**Dataset extract**
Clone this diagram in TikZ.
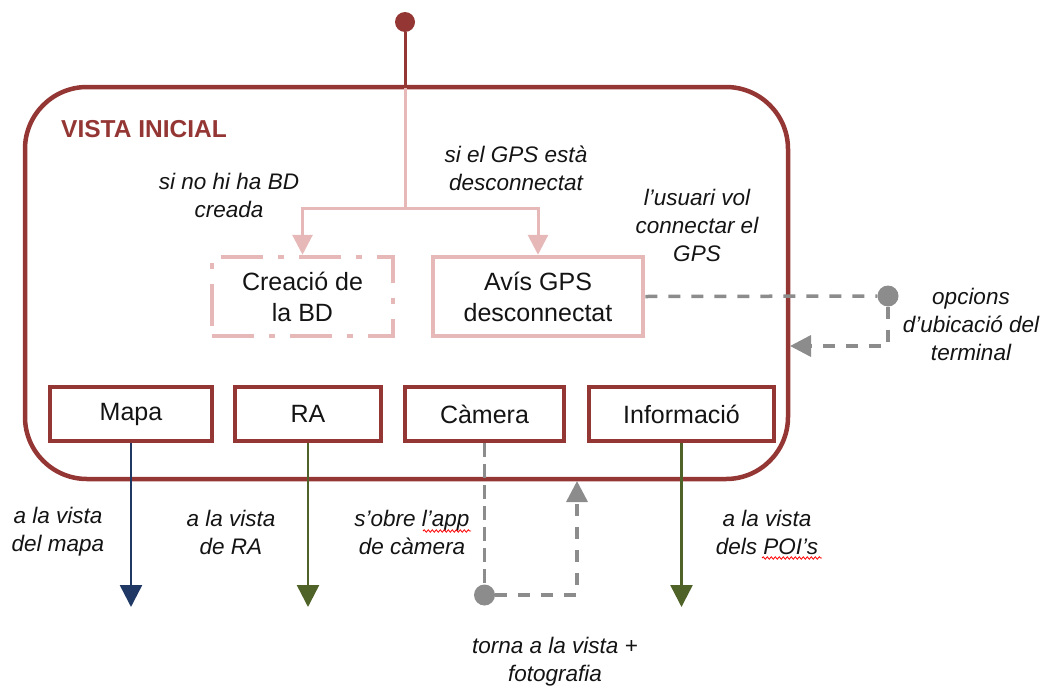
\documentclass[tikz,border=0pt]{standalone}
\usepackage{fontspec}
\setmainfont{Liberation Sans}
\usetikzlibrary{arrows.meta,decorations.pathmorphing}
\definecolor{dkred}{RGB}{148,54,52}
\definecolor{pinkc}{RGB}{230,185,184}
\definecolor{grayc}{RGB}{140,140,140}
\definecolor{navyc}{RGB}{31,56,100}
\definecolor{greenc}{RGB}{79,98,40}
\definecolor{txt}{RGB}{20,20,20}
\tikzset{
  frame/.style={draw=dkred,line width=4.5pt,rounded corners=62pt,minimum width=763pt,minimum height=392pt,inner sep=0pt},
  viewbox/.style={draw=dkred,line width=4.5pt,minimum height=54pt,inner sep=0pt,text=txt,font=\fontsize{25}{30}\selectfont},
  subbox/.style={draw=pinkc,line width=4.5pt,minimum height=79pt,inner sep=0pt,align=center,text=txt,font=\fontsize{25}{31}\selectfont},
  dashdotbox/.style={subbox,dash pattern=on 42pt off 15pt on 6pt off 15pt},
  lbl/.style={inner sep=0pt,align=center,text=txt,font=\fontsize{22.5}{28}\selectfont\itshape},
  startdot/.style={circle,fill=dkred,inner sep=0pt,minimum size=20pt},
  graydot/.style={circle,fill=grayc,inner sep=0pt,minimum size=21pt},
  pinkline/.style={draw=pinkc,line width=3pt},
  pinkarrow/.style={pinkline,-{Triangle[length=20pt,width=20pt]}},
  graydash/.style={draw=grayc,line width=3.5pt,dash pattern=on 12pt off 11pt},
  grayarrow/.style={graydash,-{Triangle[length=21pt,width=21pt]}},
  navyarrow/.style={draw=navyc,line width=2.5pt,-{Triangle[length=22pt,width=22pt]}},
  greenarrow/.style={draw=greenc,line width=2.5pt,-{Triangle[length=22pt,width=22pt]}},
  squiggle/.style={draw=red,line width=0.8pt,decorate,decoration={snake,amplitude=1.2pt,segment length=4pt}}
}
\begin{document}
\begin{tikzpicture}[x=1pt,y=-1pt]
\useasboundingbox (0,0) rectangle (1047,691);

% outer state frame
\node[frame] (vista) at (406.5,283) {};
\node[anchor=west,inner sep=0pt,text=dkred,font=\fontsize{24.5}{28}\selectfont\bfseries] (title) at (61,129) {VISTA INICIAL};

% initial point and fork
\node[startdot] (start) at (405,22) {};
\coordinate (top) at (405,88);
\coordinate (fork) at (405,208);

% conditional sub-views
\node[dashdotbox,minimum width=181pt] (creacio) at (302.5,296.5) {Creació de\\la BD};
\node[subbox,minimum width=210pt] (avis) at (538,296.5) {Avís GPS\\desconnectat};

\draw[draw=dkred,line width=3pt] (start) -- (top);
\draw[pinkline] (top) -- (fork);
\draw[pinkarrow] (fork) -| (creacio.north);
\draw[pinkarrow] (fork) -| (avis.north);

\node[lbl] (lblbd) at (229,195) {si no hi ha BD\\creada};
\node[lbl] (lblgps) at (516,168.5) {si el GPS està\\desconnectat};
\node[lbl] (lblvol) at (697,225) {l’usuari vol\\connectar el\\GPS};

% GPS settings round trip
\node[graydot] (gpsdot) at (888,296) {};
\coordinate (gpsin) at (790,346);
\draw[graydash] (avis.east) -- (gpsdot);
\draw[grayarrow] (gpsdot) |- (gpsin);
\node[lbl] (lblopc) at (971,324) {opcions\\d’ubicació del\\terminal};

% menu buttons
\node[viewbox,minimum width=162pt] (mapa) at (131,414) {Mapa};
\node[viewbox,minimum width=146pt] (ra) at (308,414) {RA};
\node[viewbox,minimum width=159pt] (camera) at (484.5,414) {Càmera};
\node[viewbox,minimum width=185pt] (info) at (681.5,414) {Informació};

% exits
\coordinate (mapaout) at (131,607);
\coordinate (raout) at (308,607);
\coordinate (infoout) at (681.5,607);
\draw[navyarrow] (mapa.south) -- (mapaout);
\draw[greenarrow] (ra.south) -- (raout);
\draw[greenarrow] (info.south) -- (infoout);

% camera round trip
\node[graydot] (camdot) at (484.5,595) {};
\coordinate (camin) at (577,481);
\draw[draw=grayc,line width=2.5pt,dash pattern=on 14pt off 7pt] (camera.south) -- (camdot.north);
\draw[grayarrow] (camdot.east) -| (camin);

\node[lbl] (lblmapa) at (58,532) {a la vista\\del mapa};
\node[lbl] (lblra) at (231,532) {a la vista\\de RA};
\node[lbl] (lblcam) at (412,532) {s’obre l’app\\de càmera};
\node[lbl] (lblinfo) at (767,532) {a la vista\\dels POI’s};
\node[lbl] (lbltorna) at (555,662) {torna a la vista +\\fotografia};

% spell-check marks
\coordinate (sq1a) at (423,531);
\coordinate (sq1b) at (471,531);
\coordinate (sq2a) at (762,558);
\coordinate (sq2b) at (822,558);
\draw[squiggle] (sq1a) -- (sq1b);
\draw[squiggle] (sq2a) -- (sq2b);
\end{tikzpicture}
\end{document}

**Goal**
Please reproduce the listing exactly from its opening line through the line that contains "(title) at (61,129)", both included, with all pictures omitted.

**Problem solution**
Clone this diagram in TikZ.
\documentclass[tikz,border=0pt]{standalone}
\usepackage{fontspec}
\setmainfont{Liberation Sans}
\usetikzlibrary{arrows.meta,decorations.pathmorphing}
\definecolor{dkred}{RGB}{148,54,52}
\definecolor{pinkc}{RGB}{230,185,184}
\definecolor{grayc}{RGB}{140,140,140}
\definecolor{navyc}{RGB}{31,56,100}
\definecolor{greenc}{RGB}{79,98,40}
\definecolor{txt}{RGB}{20,20,20}
\tikzset{
  frame/.style={draw=dkred,line width=4.5pt,rounded corners=62pt,minimum width=763pt,minimum height=392pt,inner sep=0pt},
  viewbox/.style={draw=dkred,line width=4.5pt,minimum height=54pt,inner sep=0pt,text=txt,font=\fontsize{25}{30}\selectfont},
  subbox/.style={draw=pinkc,line width=4.5pt,minimum height=79pt,inner sep=0pt,align=center,text=txt,font=\fontsize{25}{31}\selectfont},
  dashdotbox/.style={subbox,dash pattern=on 42pt off 15pt on 6pt off 15pt},
  lbl/.style={inner sep=0pt,align=center,text=txt,font=\fontsize{22.5}{28}\selectfont\itshape},
  startdot/.style={circle,fill=dkred,inner sep=0pt,minimum size=20pt},
  graydot/.style={circle,fill=grayc,inner sep=0pt,minimum size=21pt},
  pinkline/.style={draw=pinkc,line width=3pt},
  pinkarrow/.style={pinkline,-{Triangle[length=20pt,width=20pt]}},
  graydash/.style={draw=grayc,line width=3.5pt,dash pattern=on 12pt off 11pt},
  grayarrow/.style={graydash,-{Triangle[length=21pt,width=21pt]}},
  navyarrow/.style={draw=navyc,line width=2.5pt,-{Triangle[length=22pt,width=22pt]}},
  greenarrow/.style={draw=greenc,line width=2.5pt,-{Triangle[length=22pt,width=22pt]}},
  squiggle/.style={draw=red,line width=0.8pt,decorate,decoration={snake,amplitude=1.2pt,segment length=4pt}}
}
\begin{document}
\begin{tikzpicture}[x=1pt,y=-1pt]
\useasboundingbox (0,0) rectangle (1047,691);

% outer state frame
\node[frame] (vista) at (406.5,283) {};
\node[anchor=west,inner sep=0pt,text=dkred,font=\fontsize{24.5}{28}\selectfont\bfseries] (title) at (61,129) {VISTA INICIAL};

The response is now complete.